- _What to produce_: Repeat what the lines below say, word for word, and skip every image.

- _Source excerpt_:
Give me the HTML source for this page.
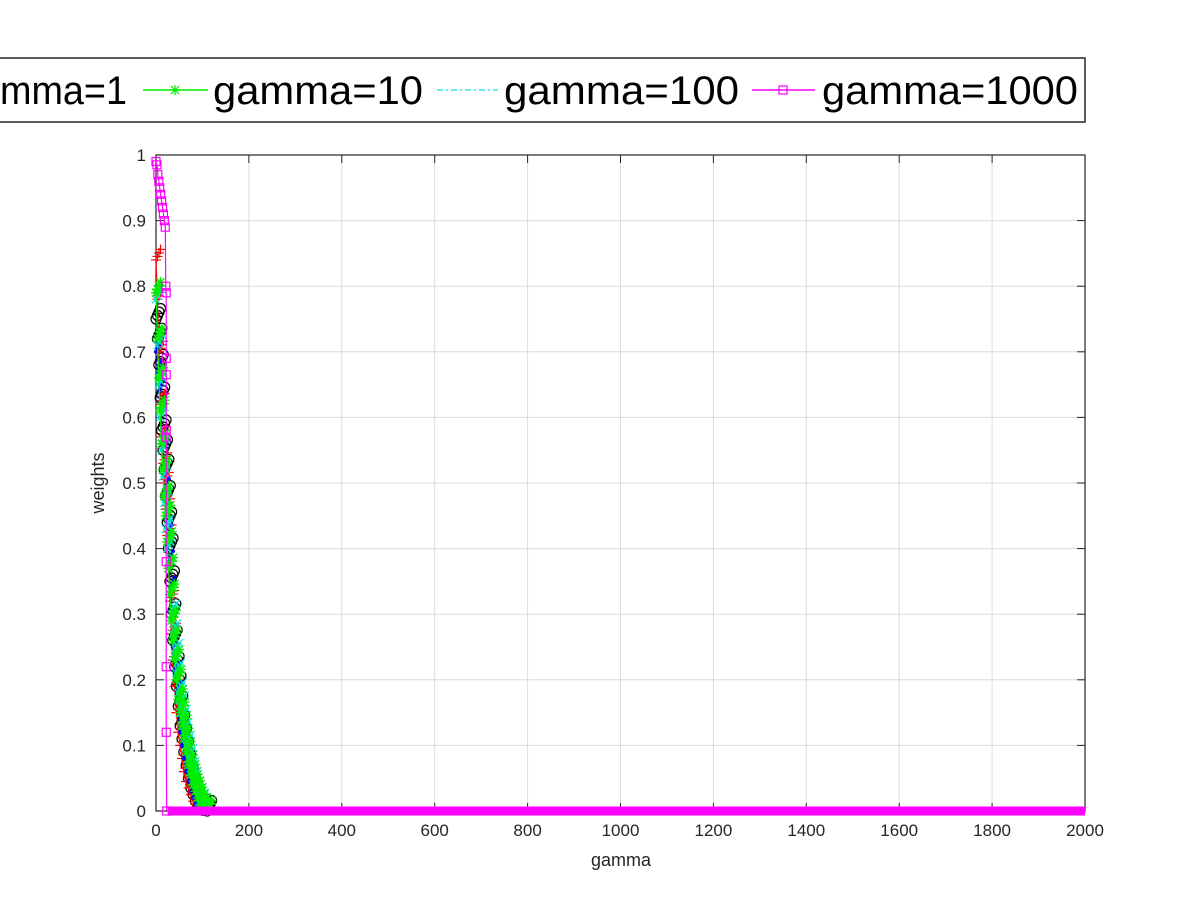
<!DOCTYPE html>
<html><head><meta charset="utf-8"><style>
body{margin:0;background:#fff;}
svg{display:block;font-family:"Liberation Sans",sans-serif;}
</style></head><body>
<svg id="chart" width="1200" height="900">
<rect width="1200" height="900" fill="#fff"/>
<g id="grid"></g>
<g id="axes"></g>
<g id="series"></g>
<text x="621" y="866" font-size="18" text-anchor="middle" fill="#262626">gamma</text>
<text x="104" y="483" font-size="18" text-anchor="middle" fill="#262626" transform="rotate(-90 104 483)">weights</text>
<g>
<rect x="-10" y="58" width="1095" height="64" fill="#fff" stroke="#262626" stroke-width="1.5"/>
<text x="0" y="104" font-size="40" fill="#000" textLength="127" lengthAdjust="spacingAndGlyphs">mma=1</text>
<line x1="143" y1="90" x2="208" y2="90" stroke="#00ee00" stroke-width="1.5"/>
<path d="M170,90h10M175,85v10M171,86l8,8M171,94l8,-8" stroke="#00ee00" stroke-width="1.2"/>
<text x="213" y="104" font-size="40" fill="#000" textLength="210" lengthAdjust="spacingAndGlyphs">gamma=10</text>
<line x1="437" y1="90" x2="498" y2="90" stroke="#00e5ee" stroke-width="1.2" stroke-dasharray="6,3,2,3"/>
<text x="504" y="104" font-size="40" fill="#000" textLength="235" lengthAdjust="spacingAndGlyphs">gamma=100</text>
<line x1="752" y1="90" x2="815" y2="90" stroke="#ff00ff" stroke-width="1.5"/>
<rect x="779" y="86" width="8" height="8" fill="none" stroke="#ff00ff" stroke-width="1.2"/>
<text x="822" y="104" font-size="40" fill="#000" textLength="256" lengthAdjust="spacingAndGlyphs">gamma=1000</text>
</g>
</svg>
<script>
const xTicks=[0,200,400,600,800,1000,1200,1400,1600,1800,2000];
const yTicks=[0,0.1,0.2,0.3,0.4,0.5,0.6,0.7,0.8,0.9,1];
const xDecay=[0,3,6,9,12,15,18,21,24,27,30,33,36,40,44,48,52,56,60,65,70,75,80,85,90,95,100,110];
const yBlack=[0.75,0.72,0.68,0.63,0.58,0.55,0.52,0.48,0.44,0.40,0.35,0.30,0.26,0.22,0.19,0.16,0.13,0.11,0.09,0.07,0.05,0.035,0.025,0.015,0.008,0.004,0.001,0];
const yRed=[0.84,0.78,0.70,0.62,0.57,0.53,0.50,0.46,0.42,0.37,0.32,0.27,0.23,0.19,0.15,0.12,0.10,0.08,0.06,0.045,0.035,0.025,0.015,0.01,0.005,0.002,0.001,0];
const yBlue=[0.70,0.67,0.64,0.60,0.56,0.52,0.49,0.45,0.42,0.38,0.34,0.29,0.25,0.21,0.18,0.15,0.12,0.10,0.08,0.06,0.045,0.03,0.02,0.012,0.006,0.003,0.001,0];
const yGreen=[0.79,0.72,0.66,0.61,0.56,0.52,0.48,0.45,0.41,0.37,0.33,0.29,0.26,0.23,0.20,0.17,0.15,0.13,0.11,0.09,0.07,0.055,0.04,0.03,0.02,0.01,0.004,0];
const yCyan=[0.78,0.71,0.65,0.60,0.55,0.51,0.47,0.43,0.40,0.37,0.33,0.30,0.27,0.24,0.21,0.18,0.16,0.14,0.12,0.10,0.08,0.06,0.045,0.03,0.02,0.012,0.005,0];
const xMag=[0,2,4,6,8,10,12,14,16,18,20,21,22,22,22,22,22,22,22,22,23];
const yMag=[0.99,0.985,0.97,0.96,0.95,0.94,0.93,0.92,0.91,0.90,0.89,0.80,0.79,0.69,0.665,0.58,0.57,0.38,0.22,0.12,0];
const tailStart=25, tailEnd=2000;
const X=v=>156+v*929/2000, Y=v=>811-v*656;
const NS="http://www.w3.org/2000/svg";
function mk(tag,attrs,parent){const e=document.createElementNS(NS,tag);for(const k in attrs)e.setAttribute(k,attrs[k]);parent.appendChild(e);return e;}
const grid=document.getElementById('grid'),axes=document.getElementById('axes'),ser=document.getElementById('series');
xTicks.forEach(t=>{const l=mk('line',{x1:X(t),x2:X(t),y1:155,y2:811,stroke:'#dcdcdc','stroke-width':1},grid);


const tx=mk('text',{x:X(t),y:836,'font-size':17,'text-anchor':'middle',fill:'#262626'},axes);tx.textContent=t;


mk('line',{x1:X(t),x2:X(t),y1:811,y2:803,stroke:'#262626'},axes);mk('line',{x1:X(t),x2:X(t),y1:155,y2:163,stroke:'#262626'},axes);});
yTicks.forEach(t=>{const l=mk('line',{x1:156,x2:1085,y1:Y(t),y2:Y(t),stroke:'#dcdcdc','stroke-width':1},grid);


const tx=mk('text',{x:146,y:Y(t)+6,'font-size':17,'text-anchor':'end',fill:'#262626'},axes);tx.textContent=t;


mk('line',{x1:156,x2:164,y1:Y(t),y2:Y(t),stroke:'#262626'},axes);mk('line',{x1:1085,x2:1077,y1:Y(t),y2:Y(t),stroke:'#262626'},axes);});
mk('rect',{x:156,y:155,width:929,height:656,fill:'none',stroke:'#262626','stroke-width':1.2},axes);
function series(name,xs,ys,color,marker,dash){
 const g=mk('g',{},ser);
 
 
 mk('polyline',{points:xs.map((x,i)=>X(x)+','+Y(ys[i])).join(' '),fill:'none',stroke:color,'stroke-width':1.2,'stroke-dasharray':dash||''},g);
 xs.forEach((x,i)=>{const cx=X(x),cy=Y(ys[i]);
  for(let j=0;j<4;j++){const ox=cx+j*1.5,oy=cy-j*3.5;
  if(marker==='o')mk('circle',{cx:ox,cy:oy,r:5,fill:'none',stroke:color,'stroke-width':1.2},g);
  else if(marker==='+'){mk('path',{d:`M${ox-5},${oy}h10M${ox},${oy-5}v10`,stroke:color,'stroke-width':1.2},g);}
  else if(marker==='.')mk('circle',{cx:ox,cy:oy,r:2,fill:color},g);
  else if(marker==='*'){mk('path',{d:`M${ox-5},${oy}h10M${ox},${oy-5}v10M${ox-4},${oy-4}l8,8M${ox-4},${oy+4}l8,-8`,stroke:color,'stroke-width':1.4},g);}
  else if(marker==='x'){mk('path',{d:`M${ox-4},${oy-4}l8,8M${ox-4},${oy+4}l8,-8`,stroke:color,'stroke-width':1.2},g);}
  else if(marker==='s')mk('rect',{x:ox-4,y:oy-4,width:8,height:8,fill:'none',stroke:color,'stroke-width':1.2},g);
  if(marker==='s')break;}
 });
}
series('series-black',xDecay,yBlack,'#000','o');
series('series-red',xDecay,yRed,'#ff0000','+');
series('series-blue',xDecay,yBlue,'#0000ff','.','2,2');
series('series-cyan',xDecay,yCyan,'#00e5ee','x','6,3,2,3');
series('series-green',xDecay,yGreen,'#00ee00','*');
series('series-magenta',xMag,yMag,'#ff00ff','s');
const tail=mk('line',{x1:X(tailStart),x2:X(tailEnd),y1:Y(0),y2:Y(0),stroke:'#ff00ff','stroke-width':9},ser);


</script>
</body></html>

- _Finished answer_:
Give me the HTML source for this page.
<!DOCTYPE html>
<html><head><meta charset="utf-8"><style>
body{margin:0;background:#fff;}
svg{display:block;font-family:"Liberation Sans",sans-serif;}
</style></head><body>
<svg id="chart" width="1200" height="900">
<rect width="1200" height="900" fill="#fff"/>
<g id="grid"></g>
<g id="axes"></g>
<g id="series"></g>
<text x="621" y="866" font-size="18" text-anchor="middle" fill="#262626">gamma</text>
<text x="104" y="483" font-size="18" text-anchor="middle" fill="#262626" transform="rotate(-90 104 483)">weights</text>
<g>
<rect x="-10" y="58" width="1095" height="64" fill="#fff" stroke="#262626" stroke-width="1.5"/>
<text x="0" y="104" font-size="40" fill="#000" textLength="127" lengthAdjust="spacingAndGlyphs">mma=1</text>
<line x1="143" y1="90" x2="208" y2="90" stroke="#00ee00" stroke-width="1.5"/>
<path d="M170,90h10M175,85v10M171,86l8,8M171,94l8,-8" stroke="#00ee00" stroke-width="1.2"/>
<text x="213" y="104" font-size="40" fill="#000" textLength="210" lengthAdjust="spacingAndGlyphs">gamma=10</text>
<line x1="437" y1="90" x2="498" y2="90" stroke="#00e5ee" stroke-width="1.2" stroke-dasharray="6,3,2,3"/>
<text x="504" y="104" font-size="40" fill="#000" textLength="235" lengthAdjust="spacingAndGlyphs">gamma=100</text>
<line x1="752" y1="90" x2="815" y2="90" stroke="#ff00ff" stroke-width="1.5"/>
<rect x="779" y="86" width="8" height="8" fill="none" stroke="#ff00ff" stroke-width="1.2"/>
<text x="822" y="104" font-size="40" fill="#000" textLength="256" lengthAdjust="spacingAndGlyphs">gamma=1000</text>
</g>
</svg>
<script>
const xTicks=[0,200,400,600,800,1000,1200,1400,1600,1800,2000];
const yTicks=[0,0.1,0.2,0.3,0.4,0.5,0.6,0.7,0.8,0.9,1];
const xDecay=[0,3,6,9,12,15,18,21,24,27,30,33,36,40,44,48,52,56,60,65,70,75,80,85,90,95,100,110];
const yBlack=[0.75,0.72,0.68,0.63,0.58,0.55,0.52,0.48,0.44,0.40,0.35,0.30,0.26,0.22,0.19,0.16,0.13,0.11,0.09,0.07,0.05,0.035,0.025,0.015,0.008,0.004,0.001,0];
const yRed=[0.84,0.78,0.70,0.62,0.57,0.53,0.50,0.46,0.42,0.37,0.32,0.27,0.23,0.19,0.15,0.12,0.10,0.08,0.06,0.045,0.035,0.025,0.015,0.01,0.005,0.002,0.001,0];
const yBlue=[0.70,0.67,0.64,0.60,0.56,0.52,0.49,0.45,0.42,0.38,0.34,0.29,0.25,0.21,0.18,0.15,0.12,0.10,0.08,0.06,0.045,0.03,0.02,0.012,0.006,0.003,0.001,0];
const yGreen=[0.79,0.72,0.66,0.61,0.56,0.52,0.48,0.45,0.41,0.37,0.33,0.29,0.26,0.23,0.20,0.17,0.15,0.13,0.11,0.09,0.07,0.055,0.04,0.03,0.02,0.01,0.004,0];
const yCyan=[0.78,0.71,0.65,0.60,0.55,0.51,0.47,0.43,0.40,0.37,0.33,0.30,0.27,0.24,0.21,0.18,0.16,0.14,0.12,0.10,0.08,0.06,0.045,0.03,0.02,0.012,0.005,0];
const xMag=[0,2,4,6,8,10,12,14,16,18,20,21,22,22,22,22,22,22,22,22,23];
const yMag=[0.99,0.985,0.97,0.96,0.95,0.94,0.93,0.92,0.91,0.90,0.89,0.80,0.79,0.69,0.665,0.58,0.57,0.38,0.22,0.12,0];
const tailStart=25, tailEnd=2000;
const X=v=>156+v*929/2000, Y=v=>811-v*656;
const NS="http://www.w3.org/2000/svg";
function mk(tag,attrs,parent){const e=document.createElementNS(NS,tag);for(const k in attrs)e.setAttribute(k,attrs[k]);parent.appendChild(e);return e;}
const grid=document.getElementById('grid'),axes=document.getElementById('axes'),ser=document.getElementById('series');
xTicks.forEach(t=>{const l=mk('line',{x1:X(t),x2:X(t),y1:155,y2:811,stroke:'#dcdcdc','stroke-width':1},grid);


const tx=mk('text',{x:X(t),y:836,'font-size':17,'text-anchor':'middle',fill:'#262626'},axes);tx.textContent=t;


mk('line',{x1:X(t),x2:X(t),y1:811,y2:803,stroke:'#262626'},axes);mk('line',{x1:X(t),x2:X(t),y1:155,y2:163,stroke:'#262626'},axes);});
yTicks.forEach(t=>{const l=mk('line',{x1:156,x2:1085,y1:Y(t),y2:Y(t),stroke:'#dcdcdc','stroke-width':1},grid);


const tx=mk('text',{x:146,y:Y(t)+6,'font-size':17,'text-anchor':'end',fill:'#262626'},axes);tx.textContent=t;


mk('line',{x1:156,x2:164,y1:Y(t),y2:Y(t),stroke:'#262626'},axes);mk('line',{x1:1085,x2:1077,y1:Y(t),y2:Y(t),stroke:'#262626'},axes);});
mk('rect',{x:156,y:155,width:929,height:656,fill:'none',stroke:'#262626','stroke-width':1.2},axes);
function series(name,xs,ys,color,marker,dash){
 const g=mk('g',{},ser);
 
 
 mk('polyline',{points:xs.map((x,i)=>X(x)+','+Y(ys[i])).join(' '),fill:'none',stroke:color,'stroke-width':1.2,'stroke-dasharray':dash||''},g);
 xs.forEach((x,i)=>{const cx=X(x),cy=Y(ys[i]);
  for(let j=0;j<4;j++){const ox=cx+j*1.5,oy=cy-j*3.5;
  if(marker==='o')mk('circle',{cx:ox,cy:oy,r:5,fill:'none',stroke:color,'stroke-width':1.2},g);
  else if(marker==='+'){mk('path',{d:`M${ox-5},${oy}h10M${ox},${oy-5}v10`,stroke:color,'stroke-width':1.2},g);}
  else if(marker==='.')mk('circle',{cx:ox,cy:oy,r:2,fill:color},g);
  else if(marker==='*'){mk('path',{d:`M${ox-5},${oy}h10M${ox},${oy-5}v10M${ox-4},${oy-4}l8,8M${ox-4},${oy+4}l8,-8`,stroke:color,'stroke-width':1.4},g);}
  else if(marker==='x'){mk('path',{d:`M${ox-4},${oy-4}l8,8M${ox-4},${oy+4}l8,-8`,stroke:color,'stroke-width':1.2},g);}
  else if(marker==='s')mk('rect',{x:ox-4,y:oy-4,width:8,height:8,fill:'none',stroke:color,'stroke-width':1.2},g);
  if(marker==='s')break;}
 });
}
series('series-black',xDecay,yBlack,'#000','o');
series('series-red',xDecay,yRed,'#ff0000','+');
series('series-blue',xDecay,yBlue,'#0000ff','.','2,2');
series('series-cyan',xDecay,yCyan,'#00e5ee','x','6,3,2,3');
series('series-green',xDecay,yGreen,'#00ee00','*');
series('series-magenta',xMag,yMag,'#ff00ff','s');
const tail=mk('line',{x1:X(tailStart),x2:X(tailEnd),y1:Y(0),y2:Y(0),stroke:'#ff00ff','stroke-width':9},ser);


</script>
</body></html>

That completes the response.